Two conflicting studies creates math that doesn't add up for small business heading into this Christmas selling season, according to Peter D. Morris, CEO of the shopping center and real estate firm Greenstead Group, LLC.
Two conflicting studies creates math that doesn't add up for small business heading into this Christmas selling season, according to Peter D. Morris, CEO of the shopping center and real estate firm Greenstead Group, LLC. He points to a forecast from the National Retail Federation and a study by Gallop that paint an incongruent picture.
Holiday retail sales are expected to increase 2.3% this year to $447.1 billion, according to a forecast released by the National Retail Federation. This would mark an improvement from last year's 0.4% minor increase, but is still below the ten-year average holiday sales increase of 2.5%. Morris notes however that overall sales have been irregular so far this year as concerns about the economic recovery linger, a sentiment shared by Jack Kleinhenz, the federation's chief economist.
"While consumers have shown they are once again willing to spend on what's important to them, they will still be very conscientious about price," Kleinhenz said in a statement. "Retailers are expected to compensate for this fundamental shift in shopper mentality by offering significant promotions throughout the holiday season and emphasizing value throughout their marketing efforts."
Conversely, Morris notes studies by the International Council of Shopping Centers and the government concerning consumer spending that all point to a reduction compared to previous levels.
To add to concerns about consumer activity, the government recently put out its report on consumer's falling credit balances. They are falling consistently and rapidly. New information from the retail sector indicates that most companies have no plans to add employees for the holiday season, a sign that they fear the foot traffic and e-commerce activity will be no better than they were last year.
Gallup also recently completed a poll that shows average consumer spending per month dropped from July to August this year and has now reached a plateau which is consistent, and not likely to rise. Gallop's studies of self reported spending showed consumers have decreased their average daily spending by 38% from January 2010 to August 2010 as compared to the same period in 2008. Morris also notes that the 2009 daily average was slightly higher than in 2010 indicating a slight continued drop.

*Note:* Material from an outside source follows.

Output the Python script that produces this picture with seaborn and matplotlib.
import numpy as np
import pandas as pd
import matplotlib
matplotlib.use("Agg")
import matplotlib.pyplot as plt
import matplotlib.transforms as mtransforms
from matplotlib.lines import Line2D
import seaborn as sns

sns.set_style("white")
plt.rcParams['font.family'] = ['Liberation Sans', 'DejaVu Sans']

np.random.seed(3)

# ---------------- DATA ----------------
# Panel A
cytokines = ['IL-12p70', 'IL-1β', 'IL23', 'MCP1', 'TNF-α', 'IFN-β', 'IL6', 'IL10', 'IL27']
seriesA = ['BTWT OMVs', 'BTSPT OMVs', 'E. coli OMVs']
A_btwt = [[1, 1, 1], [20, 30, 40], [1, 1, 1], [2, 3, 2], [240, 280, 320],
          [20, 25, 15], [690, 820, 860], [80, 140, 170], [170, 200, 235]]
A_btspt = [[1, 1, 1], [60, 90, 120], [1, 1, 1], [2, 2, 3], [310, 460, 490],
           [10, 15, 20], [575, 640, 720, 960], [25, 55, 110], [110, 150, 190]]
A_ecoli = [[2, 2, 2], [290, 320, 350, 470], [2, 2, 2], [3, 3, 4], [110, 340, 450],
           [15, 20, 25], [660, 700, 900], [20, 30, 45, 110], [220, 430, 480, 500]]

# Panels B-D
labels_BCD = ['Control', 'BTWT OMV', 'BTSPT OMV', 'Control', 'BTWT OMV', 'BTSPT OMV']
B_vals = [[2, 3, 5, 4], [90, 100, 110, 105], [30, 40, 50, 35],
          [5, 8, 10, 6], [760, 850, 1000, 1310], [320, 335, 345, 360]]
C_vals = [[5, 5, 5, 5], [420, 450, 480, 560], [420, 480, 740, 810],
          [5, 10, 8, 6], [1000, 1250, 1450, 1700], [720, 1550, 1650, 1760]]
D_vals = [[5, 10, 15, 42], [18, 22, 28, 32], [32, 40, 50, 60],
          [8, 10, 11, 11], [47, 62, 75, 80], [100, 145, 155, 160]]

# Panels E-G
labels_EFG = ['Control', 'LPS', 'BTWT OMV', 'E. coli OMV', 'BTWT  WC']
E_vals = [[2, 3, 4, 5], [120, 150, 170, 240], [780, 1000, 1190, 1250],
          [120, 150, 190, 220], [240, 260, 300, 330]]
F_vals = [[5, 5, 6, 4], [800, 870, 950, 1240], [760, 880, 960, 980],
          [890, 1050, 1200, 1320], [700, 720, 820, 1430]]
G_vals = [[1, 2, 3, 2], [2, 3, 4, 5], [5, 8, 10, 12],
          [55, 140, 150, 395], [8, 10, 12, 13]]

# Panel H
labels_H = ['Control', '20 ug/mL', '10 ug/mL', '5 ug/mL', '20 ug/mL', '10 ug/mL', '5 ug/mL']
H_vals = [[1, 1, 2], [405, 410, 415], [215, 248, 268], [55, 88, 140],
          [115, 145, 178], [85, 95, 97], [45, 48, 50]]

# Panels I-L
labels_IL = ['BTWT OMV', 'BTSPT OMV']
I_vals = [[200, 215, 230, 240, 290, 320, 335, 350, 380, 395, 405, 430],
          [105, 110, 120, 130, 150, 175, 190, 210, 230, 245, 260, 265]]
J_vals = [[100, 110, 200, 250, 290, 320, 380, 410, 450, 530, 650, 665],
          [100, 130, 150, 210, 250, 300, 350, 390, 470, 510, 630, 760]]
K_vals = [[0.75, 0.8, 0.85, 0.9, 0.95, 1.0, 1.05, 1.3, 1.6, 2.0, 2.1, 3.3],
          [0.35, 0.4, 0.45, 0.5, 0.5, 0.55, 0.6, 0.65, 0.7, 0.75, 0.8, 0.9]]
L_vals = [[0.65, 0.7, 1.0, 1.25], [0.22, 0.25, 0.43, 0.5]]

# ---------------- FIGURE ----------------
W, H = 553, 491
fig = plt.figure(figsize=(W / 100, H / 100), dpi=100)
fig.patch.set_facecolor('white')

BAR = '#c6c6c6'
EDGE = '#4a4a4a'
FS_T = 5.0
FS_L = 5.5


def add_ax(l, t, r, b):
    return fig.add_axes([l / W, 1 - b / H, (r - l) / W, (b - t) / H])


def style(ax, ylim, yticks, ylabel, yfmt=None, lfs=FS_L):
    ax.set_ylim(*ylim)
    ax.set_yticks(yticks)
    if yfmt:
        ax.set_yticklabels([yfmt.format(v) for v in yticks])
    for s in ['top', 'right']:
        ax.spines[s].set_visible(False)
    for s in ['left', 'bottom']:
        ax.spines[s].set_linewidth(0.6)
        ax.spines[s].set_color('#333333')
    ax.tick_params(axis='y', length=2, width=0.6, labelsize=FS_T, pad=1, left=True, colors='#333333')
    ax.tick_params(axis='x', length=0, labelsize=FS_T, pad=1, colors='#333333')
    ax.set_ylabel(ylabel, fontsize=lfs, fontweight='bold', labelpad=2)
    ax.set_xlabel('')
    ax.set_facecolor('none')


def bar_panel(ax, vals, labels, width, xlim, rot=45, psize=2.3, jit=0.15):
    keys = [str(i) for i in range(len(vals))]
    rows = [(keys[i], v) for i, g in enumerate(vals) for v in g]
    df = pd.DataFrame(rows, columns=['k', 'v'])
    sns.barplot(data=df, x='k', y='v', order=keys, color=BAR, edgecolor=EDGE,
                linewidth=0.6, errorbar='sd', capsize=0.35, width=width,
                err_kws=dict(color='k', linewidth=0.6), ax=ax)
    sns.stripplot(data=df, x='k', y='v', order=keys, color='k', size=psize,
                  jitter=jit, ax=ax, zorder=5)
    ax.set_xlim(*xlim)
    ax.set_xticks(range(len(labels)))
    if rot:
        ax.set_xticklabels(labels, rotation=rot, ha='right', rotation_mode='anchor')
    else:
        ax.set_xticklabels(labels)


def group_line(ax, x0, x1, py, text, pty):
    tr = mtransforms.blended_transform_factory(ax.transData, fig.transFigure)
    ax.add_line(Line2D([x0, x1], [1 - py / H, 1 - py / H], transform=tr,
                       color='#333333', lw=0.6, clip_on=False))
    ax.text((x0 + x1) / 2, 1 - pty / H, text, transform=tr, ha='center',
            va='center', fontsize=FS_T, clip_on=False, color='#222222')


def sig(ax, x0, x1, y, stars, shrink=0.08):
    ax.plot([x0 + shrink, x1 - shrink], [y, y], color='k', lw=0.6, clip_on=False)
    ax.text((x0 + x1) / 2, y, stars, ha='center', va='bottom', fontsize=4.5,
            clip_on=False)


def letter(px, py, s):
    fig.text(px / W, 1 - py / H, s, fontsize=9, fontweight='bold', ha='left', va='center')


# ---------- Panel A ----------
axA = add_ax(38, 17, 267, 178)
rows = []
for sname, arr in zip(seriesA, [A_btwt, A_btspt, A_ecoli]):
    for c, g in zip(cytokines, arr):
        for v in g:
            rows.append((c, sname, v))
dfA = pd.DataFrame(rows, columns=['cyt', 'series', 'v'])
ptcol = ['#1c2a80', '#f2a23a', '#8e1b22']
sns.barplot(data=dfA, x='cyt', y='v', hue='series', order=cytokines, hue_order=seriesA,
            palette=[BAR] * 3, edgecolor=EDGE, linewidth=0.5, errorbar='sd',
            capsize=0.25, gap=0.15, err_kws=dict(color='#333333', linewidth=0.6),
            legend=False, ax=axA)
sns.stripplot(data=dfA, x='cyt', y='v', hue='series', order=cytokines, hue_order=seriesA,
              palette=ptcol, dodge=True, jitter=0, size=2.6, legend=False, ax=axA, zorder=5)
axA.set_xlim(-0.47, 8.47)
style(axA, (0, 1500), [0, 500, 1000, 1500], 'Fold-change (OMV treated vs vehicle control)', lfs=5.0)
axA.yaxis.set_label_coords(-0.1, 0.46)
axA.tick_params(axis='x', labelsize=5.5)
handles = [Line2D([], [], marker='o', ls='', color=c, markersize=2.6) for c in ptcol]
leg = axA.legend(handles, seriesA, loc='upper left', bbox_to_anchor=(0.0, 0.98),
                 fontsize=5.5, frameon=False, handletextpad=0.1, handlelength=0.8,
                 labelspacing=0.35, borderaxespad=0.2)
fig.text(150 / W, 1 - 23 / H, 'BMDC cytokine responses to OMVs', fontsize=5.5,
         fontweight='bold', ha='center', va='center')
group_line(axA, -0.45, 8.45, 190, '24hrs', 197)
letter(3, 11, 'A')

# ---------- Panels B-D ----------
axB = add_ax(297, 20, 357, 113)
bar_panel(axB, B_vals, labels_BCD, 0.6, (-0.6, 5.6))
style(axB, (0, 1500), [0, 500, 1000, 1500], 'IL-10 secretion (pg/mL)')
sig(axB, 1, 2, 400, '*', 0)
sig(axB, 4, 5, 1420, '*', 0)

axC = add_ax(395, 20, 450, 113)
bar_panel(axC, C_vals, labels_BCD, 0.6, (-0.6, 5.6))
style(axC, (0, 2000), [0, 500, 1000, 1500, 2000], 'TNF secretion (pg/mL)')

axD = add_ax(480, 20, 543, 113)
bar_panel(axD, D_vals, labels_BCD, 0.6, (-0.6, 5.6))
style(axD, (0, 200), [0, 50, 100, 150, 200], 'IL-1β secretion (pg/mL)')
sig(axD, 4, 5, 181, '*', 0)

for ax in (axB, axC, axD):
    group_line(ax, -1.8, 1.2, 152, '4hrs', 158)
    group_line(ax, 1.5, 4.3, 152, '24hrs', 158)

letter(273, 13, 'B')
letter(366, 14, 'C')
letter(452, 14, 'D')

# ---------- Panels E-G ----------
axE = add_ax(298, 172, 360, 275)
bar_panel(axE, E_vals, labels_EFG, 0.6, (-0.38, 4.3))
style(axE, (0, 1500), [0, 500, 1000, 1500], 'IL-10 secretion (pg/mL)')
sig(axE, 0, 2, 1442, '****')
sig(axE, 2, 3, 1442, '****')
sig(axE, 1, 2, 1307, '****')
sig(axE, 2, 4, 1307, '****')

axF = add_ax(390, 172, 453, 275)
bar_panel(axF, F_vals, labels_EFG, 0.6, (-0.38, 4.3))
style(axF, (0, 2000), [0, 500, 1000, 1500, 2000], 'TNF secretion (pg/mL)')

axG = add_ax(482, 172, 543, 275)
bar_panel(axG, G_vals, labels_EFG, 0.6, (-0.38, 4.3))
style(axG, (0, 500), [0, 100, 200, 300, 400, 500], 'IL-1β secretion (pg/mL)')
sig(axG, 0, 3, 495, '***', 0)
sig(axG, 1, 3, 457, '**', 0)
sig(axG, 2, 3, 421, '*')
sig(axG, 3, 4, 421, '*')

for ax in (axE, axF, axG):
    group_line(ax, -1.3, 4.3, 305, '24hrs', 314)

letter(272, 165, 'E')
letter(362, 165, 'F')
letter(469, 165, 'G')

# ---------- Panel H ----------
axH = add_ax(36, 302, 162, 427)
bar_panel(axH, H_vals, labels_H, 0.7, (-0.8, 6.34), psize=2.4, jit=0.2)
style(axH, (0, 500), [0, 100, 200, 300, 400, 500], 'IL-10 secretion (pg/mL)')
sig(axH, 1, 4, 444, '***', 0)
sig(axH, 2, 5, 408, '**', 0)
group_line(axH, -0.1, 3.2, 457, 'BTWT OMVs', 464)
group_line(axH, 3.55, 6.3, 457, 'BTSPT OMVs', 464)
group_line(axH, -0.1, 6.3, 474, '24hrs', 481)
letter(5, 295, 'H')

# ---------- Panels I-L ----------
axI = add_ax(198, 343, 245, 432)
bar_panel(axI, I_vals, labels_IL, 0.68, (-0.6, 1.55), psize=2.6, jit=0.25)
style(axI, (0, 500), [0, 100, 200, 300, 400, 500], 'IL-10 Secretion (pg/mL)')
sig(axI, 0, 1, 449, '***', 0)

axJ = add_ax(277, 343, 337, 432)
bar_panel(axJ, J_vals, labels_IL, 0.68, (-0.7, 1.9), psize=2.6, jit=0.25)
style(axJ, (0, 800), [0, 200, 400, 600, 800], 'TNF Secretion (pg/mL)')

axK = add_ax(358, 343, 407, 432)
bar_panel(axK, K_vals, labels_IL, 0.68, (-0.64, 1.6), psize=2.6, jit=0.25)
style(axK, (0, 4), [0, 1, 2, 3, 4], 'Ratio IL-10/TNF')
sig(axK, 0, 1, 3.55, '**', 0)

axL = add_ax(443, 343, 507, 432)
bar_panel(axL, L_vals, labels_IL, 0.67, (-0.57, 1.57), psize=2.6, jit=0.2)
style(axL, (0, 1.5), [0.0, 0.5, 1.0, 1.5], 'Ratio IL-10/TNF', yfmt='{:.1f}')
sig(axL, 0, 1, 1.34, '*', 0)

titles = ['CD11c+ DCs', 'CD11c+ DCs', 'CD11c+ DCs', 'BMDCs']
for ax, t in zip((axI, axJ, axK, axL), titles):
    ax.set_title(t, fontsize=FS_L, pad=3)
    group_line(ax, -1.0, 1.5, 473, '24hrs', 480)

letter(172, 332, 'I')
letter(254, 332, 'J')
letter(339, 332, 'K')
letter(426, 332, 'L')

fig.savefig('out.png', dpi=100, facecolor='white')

"This begs the obvious question," asks Morris, "How can retailers expect a sales increase this holiday season when other data indicates that consumer spending has fallen down and can't get back up?" It is a rhetorical question, as Morris believes he knows the answer based on his 30 years in the retail industry.
Morris sides with the data that indicates the total market is flat. "That means sales increases for some businesses will come at the expense of other businesses," Morris states noting that market share remains the key for every business. "For the two years I have been telling small business that this is 'Darwin Economics' when stronger business will eat smaller, weaker business", he said. Morris also points out that the National Retail Federation also expects significant promotions to happen between retailers to lure customers.
The consumer will be the winner in these promotional fights, but Morris predicts that small businesses that do not plan an effective strategy now - heading into the season, will see the repercussions by the end of the first quarter of 2011. Traditionally, many retailers, restaurants and service providers, such as hair salons, count on the cash flow from the last 6 to 8 weeks of the year to tide them over during the negative cash flow months at the beginning of the next.
Morris also worries that small business will not be heard through the din of the national retailer advertising in traditional and new media. "Small business needs to develop another avenue to attract customers, keep existing customers and increase sales. Word of mouth doesn't cut it, and new age and social media takes more time than most business has available during Christmas." he said.
While his company provides an Instant Rewards program called the NOWcard Morris thinks that is just one possible solution in a larger package of marketing tools small business will need to use. Other tools must include a focus on service, up and cross selling, a generous return policy and other practices that don't focus only on price discounts.
"The consumer wants value when they buy", he said "define what value means to your current and potential customers. Focus on that as your market differentiator. Then create the processes, systems and training to deliver that over the next few weeks".